Yes, today the membership of Reform Judaism is largely of people whose lives started out in Orthodox families which had come out of Eastern Europe. The reform Germans of old practically are all gone out of this world.
So many of the newer Reform Jews keep on fondly remembering matters of their earlier Orthodoxy… their mama’s gefilte fish in the house… papa so faithful with his t’fillim every morning… the way the house was made clean… of an chometz at Passover.
These newcomers into Reform out of Orthodoxy were of the many who got together that evening to honor the most Orthodox of rabbis… they have brought changes into the way of Reform.
Oh, I recall the time when never a bar mitzvah was allowed in a Reform temple.
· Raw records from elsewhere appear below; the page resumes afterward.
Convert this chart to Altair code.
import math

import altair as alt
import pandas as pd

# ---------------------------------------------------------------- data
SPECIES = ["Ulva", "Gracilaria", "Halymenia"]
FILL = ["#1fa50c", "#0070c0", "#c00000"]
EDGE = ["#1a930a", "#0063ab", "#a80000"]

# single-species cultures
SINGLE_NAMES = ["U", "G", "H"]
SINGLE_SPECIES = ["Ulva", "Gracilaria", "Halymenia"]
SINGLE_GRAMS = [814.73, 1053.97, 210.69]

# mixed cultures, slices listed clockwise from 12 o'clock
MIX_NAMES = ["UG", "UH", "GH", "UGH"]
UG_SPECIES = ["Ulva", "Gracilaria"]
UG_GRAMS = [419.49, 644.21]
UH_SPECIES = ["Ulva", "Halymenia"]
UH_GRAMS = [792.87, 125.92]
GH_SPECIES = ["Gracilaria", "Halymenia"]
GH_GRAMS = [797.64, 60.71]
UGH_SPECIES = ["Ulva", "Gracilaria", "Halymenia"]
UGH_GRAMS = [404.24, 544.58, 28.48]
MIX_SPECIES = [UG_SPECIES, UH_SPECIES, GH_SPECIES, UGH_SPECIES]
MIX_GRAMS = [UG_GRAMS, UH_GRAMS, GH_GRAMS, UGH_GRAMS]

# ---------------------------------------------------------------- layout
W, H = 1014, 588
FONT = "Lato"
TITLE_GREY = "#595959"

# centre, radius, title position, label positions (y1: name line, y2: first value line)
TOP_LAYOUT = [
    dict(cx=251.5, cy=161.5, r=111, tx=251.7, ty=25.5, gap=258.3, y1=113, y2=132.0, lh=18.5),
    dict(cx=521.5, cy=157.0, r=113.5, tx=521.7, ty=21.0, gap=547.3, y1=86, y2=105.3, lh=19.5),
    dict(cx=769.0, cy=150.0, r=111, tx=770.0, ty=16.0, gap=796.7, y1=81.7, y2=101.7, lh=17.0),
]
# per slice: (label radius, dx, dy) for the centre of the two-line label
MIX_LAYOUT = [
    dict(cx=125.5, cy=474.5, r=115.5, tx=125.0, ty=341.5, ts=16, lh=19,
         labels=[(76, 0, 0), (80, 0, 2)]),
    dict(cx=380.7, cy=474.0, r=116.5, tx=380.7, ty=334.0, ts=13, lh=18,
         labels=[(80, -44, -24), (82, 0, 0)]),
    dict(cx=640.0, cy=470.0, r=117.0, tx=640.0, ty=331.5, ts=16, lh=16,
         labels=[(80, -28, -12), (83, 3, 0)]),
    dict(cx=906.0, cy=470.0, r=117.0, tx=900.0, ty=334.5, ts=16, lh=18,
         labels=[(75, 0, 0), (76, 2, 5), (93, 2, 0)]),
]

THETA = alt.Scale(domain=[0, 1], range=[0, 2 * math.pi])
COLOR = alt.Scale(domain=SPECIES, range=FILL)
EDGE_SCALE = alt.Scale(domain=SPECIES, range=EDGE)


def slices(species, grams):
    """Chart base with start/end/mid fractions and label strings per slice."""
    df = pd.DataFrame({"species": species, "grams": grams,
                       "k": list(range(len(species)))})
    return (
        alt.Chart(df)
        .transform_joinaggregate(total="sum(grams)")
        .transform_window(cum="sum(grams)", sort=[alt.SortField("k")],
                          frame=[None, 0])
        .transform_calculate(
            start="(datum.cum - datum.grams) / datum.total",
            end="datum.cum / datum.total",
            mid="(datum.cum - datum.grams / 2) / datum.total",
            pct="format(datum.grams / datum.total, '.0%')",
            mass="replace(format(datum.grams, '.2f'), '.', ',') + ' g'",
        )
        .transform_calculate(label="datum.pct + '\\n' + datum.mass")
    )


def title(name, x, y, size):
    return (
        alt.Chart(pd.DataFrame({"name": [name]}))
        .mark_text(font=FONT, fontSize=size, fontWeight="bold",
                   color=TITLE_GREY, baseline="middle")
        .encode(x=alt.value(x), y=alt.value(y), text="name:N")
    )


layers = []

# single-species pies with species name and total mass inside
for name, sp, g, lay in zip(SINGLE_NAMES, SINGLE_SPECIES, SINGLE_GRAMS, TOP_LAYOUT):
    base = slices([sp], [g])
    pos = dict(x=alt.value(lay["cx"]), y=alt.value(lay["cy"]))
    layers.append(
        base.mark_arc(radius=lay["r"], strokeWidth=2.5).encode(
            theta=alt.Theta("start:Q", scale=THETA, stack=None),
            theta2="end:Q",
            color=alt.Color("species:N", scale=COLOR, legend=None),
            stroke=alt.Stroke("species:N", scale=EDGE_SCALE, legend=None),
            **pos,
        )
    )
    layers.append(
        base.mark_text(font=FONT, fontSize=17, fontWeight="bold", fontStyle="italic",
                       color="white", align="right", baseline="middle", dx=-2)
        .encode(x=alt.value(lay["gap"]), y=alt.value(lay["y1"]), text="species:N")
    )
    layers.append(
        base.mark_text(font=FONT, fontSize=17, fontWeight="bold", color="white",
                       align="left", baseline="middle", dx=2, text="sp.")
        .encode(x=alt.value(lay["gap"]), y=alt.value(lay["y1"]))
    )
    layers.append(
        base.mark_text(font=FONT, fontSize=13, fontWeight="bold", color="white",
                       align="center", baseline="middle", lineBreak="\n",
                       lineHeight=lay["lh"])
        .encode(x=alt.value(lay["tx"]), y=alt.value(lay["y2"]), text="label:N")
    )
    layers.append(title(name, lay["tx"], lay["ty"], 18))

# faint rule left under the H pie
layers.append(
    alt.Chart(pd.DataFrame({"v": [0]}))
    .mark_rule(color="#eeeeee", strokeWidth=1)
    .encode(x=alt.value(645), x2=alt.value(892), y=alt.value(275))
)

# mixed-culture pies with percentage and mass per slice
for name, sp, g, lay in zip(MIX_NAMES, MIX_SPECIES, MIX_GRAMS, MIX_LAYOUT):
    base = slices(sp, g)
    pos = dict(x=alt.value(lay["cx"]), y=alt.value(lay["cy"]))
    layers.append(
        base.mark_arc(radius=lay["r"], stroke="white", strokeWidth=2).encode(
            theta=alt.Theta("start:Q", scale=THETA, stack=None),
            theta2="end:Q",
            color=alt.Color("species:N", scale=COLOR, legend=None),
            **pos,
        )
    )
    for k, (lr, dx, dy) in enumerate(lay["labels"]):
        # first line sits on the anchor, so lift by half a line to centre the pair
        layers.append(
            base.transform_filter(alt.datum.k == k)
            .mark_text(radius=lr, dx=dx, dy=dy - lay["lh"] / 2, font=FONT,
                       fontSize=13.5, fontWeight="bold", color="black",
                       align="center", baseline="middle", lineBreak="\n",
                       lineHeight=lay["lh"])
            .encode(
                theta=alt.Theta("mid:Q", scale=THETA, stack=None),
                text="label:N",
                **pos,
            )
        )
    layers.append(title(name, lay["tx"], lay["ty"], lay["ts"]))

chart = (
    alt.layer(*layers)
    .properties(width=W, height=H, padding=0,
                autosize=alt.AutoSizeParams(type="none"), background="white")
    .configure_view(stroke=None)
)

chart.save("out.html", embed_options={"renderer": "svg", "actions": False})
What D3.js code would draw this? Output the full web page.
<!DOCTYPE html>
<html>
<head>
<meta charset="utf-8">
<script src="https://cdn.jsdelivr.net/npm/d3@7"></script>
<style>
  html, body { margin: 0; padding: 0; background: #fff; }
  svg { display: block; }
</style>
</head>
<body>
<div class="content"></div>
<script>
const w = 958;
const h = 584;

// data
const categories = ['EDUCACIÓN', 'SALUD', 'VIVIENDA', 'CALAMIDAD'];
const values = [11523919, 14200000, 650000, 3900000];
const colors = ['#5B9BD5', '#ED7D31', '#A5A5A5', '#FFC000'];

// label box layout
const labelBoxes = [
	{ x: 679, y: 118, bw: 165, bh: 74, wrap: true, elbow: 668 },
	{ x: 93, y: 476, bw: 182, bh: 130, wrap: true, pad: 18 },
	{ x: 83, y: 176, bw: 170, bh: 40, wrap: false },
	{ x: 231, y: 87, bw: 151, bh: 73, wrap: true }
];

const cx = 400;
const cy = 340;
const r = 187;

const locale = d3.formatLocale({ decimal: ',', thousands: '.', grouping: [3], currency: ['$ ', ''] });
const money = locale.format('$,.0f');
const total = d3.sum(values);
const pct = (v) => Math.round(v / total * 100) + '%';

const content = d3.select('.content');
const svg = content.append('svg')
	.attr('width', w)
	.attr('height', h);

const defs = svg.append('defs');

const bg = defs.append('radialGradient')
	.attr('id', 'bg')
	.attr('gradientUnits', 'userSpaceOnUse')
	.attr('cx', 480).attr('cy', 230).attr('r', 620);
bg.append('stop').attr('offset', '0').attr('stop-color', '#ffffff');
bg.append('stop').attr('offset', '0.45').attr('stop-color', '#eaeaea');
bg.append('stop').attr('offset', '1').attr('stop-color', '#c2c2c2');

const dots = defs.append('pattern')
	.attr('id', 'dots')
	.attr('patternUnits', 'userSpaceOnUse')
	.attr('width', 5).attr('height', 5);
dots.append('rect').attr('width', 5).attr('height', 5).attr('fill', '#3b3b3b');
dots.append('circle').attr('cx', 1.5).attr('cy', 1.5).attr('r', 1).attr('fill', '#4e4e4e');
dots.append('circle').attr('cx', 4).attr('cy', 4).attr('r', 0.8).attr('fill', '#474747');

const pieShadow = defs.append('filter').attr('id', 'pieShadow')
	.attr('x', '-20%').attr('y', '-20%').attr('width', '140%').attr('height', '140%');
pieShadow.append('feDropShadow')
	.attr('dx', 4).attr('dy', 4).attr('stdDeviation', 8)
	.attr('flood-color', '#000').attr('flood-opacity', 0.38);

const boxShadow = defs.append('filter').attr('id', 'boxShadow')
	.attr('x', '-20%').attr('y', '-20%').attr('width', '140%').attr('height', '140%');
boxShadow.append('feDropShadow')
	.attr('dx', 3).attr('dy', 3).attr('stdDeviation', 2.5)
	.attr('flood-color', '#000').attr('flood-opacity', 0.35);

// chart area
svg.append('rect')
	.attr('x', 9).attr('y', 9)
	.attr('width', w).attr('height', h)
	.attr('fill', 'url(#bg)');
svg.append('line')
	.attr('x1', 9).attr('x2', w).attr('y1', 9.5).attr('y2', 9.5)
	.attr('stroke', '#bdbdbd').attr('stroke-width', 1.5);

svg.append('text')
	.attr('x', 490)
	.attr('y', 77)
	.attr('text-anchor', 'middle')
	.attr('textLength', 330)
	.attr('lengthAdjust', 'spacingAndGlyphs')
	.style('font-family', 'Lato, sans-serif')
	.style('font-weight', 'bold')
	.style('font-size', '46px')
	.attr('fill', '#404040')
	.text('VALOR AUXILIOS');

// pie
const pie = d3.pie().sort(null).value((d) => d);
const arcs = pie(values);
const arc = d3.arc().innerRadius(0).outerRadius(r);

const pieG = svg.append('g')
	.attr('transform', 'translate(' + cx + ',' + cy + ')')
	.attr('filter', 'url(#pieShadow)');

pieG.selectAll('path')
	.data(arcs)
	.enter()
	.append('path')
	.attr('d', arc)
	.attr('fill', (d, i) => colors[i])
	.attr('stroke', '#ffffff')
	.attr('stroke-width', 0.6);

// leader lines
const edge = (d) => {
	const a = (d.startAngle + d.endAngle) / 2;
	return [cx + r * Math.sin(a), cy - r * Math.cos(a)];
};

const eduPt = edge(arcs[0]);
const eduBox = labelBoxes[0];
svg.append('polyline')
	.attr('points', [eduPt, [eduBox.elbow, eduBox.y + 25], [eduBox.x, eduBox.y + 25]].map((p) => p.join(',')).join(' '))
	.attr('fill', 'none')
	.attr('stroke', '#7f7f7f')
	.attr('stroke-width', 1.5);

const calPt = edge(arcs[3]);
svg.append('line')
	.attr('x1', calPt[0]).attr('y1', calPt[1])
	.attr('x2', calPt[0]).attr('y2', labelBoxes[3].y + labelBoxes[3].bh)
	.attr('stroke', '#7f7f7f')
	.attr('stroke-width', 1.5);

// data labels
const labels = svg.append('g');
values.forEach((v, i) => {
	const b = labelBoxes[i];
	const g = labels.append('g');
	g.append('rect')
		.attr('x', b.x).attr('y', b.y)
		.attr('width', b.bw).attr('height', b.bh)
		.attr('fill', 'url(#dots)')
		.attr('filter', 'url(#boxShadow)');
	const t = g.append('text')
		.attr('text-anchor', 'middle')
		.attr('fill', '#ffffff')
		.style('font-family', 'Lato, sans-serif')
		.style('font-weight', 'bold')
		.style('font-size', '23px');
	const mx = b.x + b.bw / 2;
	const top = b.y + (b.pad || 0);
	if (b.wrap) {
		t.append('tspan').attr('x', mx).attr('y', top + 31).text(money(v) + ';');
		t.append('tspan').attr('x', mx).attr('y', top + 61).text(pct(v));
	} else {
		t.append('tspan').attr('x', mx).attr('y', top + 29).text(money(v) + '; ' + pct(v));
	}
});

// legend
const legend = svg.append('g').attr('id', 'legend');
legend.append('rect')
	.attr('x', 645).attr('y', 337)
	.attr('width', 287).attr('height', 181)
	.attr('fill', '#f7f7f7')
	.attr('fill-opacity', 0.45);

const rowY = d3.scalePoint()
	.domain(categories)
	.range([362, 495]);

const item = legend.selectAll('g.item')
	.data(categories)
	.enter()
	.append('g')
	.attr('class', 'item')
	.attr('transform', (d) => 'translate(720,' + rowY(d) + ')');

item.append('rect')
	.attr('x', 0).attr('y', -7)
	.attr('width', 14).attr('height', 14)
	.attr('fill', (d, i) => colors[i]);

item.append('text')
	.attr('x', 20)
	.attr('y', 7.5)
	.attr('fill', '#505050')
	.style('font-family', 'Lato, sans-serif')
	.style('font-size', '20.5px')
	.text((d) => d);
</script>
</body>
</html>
Bar mitzvah was an occasion far from the practice of Reform life; it was regarded as a ritual as remote from Reform as winding t’fillim around the head and arm.
But only the other Sabbath I attended a bar mitzvah service in a Reform temple which dates back to early time of Reform Judaism in the U.S. The small bar mitzvah boy recited his portion with the sound of chazan chanting. He filled the Reform temple with old time chants.
Yes, all that is a sample of what’s taking place in Reform Judaism there days; the ways of Reform are being improved by those who in more recent years have come out of Orthodoxy and brought along some of its old aromas. Indeed, after the bar mitzvah service we all got together for kiddush…. with wine and cake… in one of the temple’s assembly rooms. We all spoke of kiddush words with the rabbi. I liked the cake.
Well, this idea of Reform being improved by Orthodoxy in recent years, was also evidence at that dinner given to Rabbi Silver on his 80th birthday. There had been a time in our town when Reformers thought of Rabbi Silver as one just too Orthodox for social relations, far, far from their kind of religious living.
But now at this dinner the Reformers were being taken far, far, back to their old home-life in which papa used to wear his hat at the dinner table and mama blessed the candles on Friday evening. Indeed, at this dinner we all wore yarmelkes… all except Rabbi Silver himself who wore a high silk hat at his table.
Well, I myself a member of a Reform congregation and there was a time when I started out toward being a Reform rabbi though in my second year at Hebrew Union College I was advised to get out of there as one who would never really make a good rabbi. As a Reform Jew I rejoice in the pleasant taste of Orthodoxy that’s coming into Reform Judaism, by reason of the many Jews or Orthodox origin who are Reform Judaism these days.